In order to avoid detection, Tsotsi must look after the child in secrecy. His initial attempts at child-rearing are comical and tragic. Fearful and consumed with panic, Tsotsi forcefully turns to Miriam, a widowed mother to help him with his dilemma. Over the next several days Miriam and Tsotsi form a bond that leads Tsotsi into strangely emotional territory. In the meantime, Sergeant Zuma, a brutally efficient Johannesburg cop who stops at nothing to rid the township of crime and violence becomes obsessively determined to reel Tsotsi in. It is these two conflicts, the conflict with the law and the conflict within him that leads Tsotsi down the difficult road of self-discovery and redemption.

Tsotsi

Presley Chweneyagae is astonishing in his breakout performance as Tsotsi. From the outset, Tsotsi is a man filled with rage, dashed hopes and a bleak future, a fact prolifically underscored by Chweneyagae’s anguished facial emotions and quiet angry stares. Chweneyagae is the emotional and physical powerhouse that propels the film.

Terry Pheto plays Miriam, the Soweto mother who helps Tsotsi nurture the baby while injecting common sense into his thug life. Because Miriam is one of the catalysts for Tsotsi’s redemption, a great deal of the film’s emotional resonance lies in the hands of Pheto. Fortunately she does a terrific job and makes her character a diamond that shines beneath the grit of Soweto’s rough streets.

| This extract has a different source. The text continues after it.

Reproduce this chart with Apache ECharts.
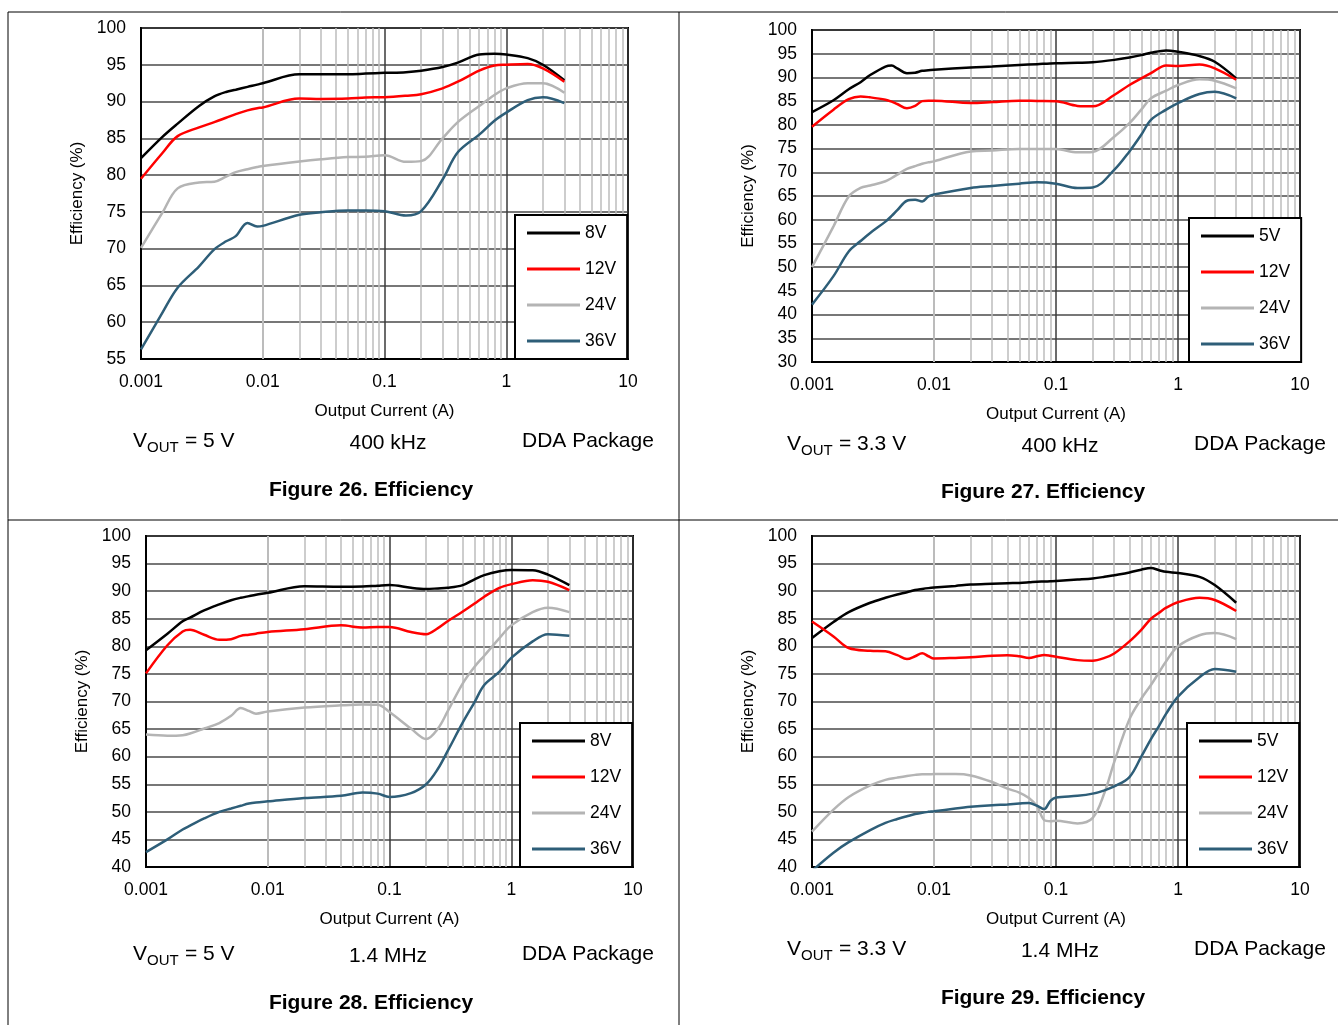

However, like any good film, Tsotsi’s success lay in the vision of its director. Here, writer/director Gavin Hood has managed to take the realistically grimy and crime-filled ghettos of a post-Apartheid Johannesburg and transform them into townships of hope and salvation. His brilliant direction and tight script made Tsotsi the darling of film festivals everywhere last year.

Tsotsi

All of this means that Tsotsi, the recent Academy Award winner for best foreign film, is a visually stunning and powerfully gripping triumph of cinema. This simple story of one man’s confronting his past, containing his rage and redeeming his soul has resonated with audiences all over the world while helping put South Africa on the map as the new ‘hot spot’ of world cinema.